Skip the pictures. Transcribe the rest of the data below without changing a word.

** start **

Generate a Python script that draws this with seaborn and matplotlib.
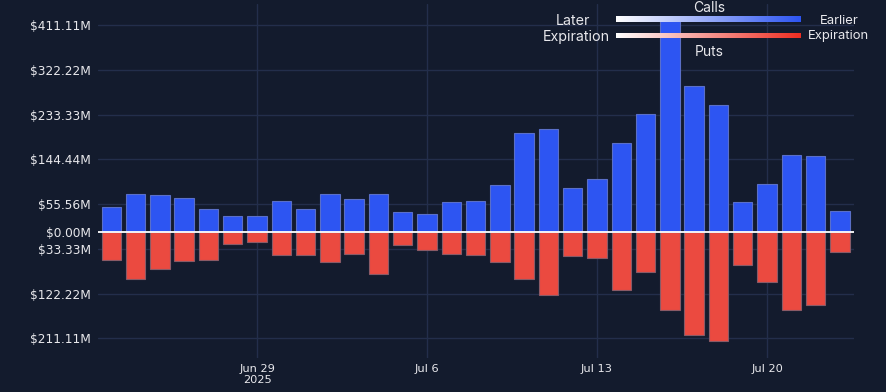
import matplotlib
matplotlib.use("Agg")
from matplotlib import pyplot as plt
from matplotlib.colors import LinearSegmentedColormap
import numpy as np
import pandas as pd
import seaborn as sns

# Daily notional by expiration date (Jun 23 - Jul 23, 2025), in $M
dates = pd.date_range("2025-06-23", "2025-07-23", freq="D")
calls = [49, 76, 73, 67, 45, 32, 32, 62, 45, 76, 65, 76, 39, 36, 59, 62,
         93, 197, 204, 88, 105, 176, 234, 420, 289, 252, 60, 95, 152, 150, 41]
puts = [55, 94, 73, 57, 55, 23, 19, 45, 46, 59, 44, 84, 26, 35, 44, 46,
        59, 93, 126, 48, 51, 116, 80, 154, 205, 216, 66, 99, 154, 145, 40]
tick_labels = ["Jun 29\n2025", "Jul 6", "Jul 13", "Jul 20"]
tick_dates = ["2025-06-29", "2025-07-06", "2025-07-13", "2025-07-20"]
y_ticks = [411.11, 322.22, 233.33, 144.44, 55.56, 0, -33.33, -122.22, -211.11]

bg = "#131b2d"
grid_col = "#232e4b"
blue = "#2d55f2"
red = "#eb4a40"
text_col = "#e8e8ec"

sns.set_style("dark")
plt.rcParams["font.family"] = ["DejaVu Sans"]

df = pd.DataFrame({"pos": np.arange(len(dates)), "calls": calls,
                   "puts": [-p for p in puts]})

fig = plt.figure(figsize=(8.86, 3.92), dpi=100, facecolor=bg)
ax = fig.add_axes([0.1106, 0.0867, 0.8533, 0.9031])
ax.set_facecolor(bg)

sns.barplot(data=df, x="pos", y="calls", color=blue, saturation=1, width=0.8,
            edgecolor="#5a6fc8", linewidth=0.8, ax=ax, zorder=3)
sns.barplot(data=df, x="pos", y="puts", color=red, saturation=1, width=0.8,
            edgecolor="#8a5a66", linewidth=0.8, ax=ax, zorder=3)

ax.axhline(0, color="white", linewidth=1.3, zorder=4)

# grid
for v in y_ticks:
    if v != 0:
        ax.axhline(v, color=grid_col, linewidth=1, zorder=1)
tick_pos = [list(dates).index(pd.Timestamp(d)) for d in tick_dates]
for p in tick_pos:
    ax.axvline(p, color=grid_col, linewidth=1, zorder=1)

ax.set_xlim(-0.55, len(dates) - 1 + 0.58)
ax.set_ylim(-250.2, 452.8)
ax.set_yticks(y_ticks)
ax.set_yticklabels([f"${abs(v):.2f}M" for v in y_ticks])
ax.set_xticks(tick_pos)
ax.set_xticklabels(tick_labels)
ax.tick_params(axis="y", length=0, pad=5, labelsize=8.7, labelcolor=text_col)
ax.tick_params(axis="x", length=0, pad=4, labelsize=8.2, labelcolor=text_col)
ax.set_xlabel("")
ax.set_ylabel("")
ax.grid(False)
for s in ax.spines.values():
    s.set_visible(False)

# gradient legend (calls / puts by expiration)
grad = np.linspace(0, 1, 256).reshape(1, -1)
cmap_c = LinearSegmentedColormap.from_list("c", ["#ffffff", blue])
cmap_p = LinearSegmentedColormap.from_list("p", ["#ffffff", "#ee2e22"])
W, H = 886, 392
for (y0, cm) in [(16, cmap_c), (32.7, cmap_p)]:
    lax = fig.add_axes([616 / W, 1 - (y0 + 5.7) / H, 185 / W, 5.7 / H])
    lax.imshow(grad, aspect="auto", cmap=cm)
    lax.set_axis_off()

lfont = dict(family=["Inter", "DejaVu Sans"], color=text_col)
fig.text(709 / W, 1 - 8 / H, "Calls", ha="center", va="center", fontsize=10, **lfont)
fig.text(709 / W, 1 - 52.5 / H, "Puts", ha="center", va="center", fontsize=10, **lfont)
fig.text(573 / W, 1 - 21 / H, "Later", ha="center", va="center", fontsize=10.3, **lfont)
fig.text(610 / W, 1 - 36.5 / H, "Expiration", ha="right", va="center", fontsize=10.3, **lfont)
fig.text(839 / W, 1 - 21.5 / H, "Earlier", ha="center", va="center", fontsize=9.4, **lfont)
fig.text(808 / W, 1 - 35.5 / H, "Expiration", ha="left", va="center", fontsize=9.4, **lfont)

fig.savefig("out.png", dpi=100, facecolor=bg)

** end **

Response to the task ::
Generate a Python script that draws this with seaborn and matplotlib.
import matplotlib
matplotlib.use("Agg")
from matplotlib import pyplot as plt
from matplotlib.colors import LinearSegmentedColormap
import numpy as np
import pandas as pd
import seaborn as sns

# Daily notional by expiration date (Jun 23 - Jul 23, 2025), in $M
dates = pd.date_range("2025-06-23", "2025-07-23", freq="D")
calls = [49, 76, 73, 67, 45, 32, 32, 62, 45, 76, 65, 76, 39, 36, 59, 62,
         93, 197, 204, 88, 105, 176, 234, 420, 289, 252, 60, 95, 152, 150, 41]
puts = [55, 94, 73, 57, 55, 23, 19, 45, 46, 59, 44, 84, 26, 35, 44, 46,
        59, 93, 126, 48, 51, 116, 80, 154, 205, 216, 66, 99, 154, 145, 40]
tick_labels = ["Jun 29\n2025", "Jul 6", "Jul 13", "Jul 20"]
tick_dates = ["2025-06-29", "2025-07-06", "2025-07-13", "2025-07-20"]
y_ticks = [411.11, 322.22, 233.33, 144.44, 55.56, 0, -33.33, -122.22, -211.11]

bg = "#131b2d"
grid_col = "#232e4b"
blue = "#2d55f2"
red = "#eb4a40"
text_col = "#e8e8ec"

sns.set_style("dark")
plt.rcParams["font.family"] = ["DejaVu Sans"]

df = pd.DataFrame({"pos": np.arange(len(dates)), "calls": calls,
                   "puts": [-p for p in puts]})

fig = plt.figure(figsize=(8.86, 3.92), dpi=100, facecolor=bg)
ax = fig.add_axes([0.1106, 0.0867, 0.8533, 0.9031])
ax.set_facecolor(bg)

sns.barplot(data=df, x="pos", y="calls", color=blue, saturation=1, width=0.8,
            edgecolor="#5a6fc8", linewidth=0.8, ax=ax, zorder=3)
sns.barplot(data=df, x="pos", y="puts", color=red, saturation=1, width=0.8,
            edgecolor="#8a5a66", linewidth=0.8, ax=ax, zorder=3)

ax.axhline(0, color="white", linewidth=1.3, zorder=4)

# grid
for v in y_ticks:
    if v != 0:
        ax.axhline(v, color=grid_col, linewidth=1, zorder=1)
tick_pos = [list(dates).index(pd.Timestamp(d)) for d in tick_dates]
for p in tick_pos:
    ax.axvline(p, color=grid_col, linewidth=1, zorder=1)

ax.set_xlim(-0.55, len(dates) - 1 + 0.58)
ax.set_ylim(-250.2, 452.8)
ax.set_yticks(y_ticks)
ax.set_yticklabels([f"${abs(v):.2f}M" for v in y_ticks])
ax.set_xticks(tick_pos)
ax.set_xticklabels(tick_labels)
ax.tick_params(axis="y", length=0, pad=5, labelsize=8.7, labelcolor=text_col)
ax.tick_params(axis="x", length=0, pad=4, labelsize=8.2, labelcolor=text_col)
ax.set_xlabel("")
ax.set_ylabel("")
ax.grid(False)
for s in ax.spines.values():
    s.set_visible(False)

# gradient legend (calls / puts by expiration)
grad = np.linspace(0, 1, 256).reshape(1, -1)
cmap_c = LinearSegmentedColormap.from_list("c", ["#ffffff", blue])
cmap_p = LinearSegmentedColormap.from_list("p", ["#ffffff", "#ee2e22"])
W, H = 886, 392
for (y0, cm) in [(16, cmap_c), (32.7, cmap_p)]:
    lax = fig.add_axes([616 / W, 1 - (y0 + 5.7) / H, 185 / W, 5.7 / H])
    lax.imshow(grad, aspect="auto", cmap=cm)
    lax.set_axis_off()

lfont = dict(family=["Inter", "DejaVu Sans"], color=text_col)
fig.text(709 / W, 1 - 8 / H, "Calls", ha="center", va="center", fontsize=10, **lfont)
fig.text(709 / W, 1 - 52.5 / H, "Puts", ha="center", va="center", fontsize=10, **lfont)
fig.text(573 / W, 1 - 21 / H, "Later", ha="center", va="center", fontsize=10.3, **lfont)
fig.text(610 / W, 1 - 36.5 / H, "Expiration", ha="right", va="center", fontsize=10.3, **lfont)
fig.text(839 / W, 1 - 21.5 / H, "Earlier", ha="center", va="center", fontsize=9.4, **lfont)
fig.text(808 / W, 1 - 35.5 / H, "Expiration", ha="left", va="center", fontsize=9.4, **lfont)

fig.savefig("out.png", dpi=100, facecolor=bg)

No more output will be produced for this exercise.